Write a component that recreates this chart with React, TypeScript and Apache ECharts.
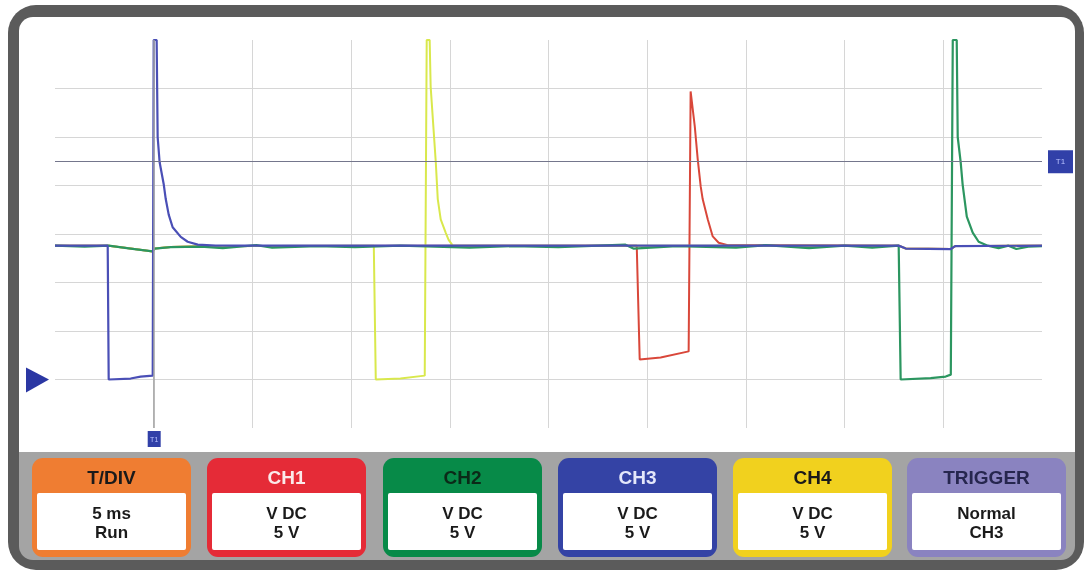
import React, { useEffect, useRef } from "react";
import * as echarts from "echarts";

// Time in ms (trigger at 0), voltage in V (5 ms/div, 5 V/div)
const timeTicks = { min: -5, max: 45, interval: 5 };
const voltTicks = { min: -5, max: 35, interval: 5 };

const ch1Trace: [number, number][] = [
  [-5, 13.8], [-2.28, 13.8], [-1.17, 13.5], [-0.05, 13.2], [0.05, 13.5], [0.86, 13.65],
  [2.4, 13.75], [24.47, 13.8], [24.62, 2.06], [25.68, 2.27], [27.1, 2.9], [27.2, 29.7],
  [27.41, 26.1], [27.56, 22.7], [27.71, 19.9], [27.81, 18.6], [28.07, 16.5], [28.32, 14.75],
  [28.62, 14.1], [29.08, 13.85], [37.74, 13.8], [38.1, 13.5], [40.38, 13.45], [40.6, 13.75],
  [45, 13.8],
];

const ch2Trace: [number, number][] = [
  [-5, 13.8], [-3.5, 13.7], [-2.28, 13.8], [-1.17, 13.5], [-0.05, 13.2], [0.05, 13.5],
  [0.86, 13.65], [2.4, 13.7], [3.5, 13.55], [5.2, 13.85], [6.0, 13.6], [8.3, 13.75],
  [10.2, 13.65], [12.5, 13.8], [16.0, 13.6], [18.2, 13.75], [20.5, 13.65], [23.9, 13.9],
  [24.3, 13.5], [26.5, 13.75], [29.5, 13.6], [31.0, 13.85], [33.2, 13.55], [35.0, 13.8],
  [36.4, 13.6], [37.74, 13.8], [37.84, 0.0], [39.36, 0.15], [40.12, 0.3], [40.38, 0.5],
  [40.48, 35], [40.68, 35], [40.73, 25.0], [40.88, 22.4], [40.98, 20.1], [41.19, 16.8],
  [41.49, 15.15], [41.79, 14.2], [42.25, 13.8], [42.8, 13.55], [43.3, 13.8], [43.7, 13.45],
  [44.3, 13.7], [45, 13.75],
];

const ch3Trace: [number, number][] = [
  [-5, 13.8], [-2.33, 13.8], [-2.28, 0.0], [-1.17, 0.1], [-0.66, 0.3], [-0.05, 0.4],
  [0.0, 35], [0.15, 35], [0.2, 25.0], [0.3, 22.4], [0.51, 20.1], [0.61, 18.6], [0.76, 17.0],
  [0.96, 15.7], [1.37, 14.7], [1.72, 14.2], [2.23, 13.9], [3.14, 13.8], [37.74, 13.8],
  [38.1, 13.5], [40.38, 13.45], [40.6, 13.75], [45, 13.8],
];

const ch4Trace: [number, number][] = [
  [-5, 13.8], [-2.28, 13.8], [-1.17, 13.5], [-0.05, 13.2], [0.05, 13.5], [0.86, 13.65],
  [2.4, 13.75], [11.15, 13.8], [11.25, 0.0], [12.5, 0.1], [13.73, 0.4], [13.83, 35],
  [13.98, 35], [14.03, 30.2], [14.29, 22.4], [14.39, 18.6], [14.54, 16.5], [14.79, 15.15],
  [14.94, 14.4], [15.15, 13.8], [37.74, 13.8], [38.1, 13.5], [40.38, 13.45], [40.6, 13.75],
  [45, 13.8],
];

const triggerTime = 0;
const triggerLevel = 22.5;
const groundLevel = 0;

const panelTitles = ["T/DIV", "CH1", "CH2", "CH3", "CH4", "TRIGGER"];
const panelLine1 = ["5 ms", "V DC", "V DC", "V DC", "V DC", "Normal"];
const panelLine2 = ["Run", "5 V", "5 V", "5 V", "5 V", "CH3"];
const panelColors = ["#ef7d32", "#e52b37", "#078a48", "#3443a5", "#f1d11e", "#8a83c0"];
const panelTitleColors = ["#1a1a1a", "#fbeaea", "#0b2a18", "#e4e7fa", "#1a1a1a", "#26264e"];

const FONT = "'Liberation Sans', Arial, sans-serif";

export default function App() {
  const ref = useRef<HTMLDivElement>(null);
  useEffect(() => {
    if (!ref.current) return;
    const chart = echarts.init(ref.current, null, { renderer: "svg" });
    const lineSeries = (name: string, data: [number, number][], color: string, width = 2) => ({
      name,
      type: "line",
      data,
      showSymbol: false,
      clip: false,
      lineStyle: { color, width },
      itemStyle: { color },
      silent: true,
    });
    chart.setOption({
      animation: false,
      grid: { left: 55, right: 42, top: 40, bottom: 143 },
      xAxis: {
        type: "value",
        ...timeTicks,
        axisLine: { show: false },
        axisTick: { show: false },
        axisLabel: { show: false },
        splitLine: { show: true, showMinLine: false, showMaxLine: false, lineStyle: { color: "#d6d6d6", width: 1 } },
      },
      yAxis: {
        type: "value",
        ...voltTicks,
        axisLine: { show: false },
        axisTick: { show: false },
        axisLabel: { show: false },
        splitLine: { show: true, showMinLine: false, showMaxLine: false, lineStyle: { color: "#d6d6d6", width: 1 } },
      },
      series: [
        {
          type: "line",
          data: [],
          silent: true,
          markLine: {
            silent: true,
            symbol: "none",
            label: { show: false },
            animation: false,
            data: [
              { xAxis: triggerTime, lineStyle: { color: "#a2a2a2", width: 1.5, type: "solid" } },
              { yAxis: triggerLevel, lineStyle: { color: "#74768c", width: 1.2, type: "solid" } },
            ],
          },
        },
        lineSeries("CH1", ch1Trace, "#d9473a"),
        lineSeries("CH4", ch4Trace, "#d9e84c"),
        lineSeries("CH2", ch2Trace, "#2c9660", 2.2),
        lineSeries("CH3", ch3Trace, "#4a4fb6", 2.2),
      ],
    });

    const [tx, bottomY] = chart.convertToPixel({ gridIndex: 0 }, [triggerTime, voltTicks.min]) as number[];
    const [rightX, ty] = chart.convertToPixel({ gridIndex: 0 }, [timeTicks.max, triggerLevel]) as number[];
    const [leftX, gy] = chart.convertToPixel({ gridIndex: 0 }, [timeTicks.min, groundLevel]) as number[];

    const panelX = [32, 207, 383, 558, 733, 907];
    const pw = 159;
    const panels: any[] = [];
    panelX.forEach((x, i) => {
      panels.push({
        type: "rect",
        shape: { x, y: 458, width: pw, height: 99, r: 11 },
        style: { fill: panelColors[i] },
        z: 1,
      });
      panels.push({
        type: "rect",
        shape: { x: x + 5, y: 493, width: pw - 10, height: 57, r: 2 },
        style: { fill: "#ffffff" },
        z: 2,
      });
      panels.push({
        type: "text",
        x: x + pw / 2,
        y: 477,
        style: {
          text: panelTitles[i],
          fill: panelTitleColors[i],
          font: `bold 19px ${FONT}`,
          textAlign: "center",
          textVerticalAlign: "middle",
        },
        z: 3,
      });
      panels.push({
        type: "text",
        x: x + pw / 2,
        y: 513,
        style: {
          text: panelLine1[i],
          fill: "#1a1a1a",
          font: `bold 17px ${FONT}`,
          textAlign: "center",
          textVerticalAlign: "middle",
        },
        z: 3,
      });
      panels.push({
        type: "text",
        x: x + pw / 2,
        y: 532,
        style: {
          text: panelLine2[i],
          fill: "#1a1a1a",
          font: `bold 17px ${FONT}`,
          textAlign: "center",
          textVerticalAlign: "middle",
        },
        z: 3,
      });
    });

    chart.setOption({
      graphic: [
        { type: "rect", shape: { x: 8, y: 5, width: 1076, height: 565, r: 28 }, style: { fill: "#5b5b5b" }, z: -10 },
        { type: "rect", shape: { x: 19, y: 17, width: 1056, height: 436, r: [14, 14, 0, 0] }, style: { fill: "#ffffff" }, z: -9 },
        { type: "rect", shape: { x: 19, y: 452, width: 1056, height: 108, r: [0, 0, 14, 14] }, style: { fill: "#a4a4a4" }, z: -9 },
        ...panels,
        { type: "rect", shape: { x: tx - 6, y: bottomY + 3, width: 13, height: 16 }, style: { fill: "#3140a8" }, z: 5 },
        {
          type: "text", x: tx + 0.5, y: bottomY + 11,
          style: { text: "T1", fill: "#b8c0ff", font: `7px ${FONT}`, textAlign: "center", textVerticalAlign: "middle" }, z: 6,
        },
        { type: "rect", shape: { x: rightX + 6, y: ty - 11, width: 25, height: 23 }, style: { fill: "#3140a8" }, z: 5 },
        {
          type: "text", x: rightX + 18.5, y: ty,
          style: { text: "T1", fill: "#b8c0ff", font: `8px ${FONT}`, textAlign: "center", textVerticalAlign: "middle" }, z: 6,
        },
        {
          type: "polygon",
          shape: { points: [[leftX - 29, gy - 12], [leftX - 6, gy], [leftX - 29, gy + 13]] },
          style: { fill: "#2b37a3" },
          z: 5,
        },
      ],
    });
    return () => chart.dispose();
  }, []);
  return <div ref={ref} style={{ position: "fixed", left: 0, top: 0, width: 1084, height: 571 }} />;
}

Task objective:
Extract from the material all lines containing the string "React".

Written reply:
Write a component that recreates this chart with React, TypeScript and Apache ECharts.
import React, { useEffect, useRef } from "react";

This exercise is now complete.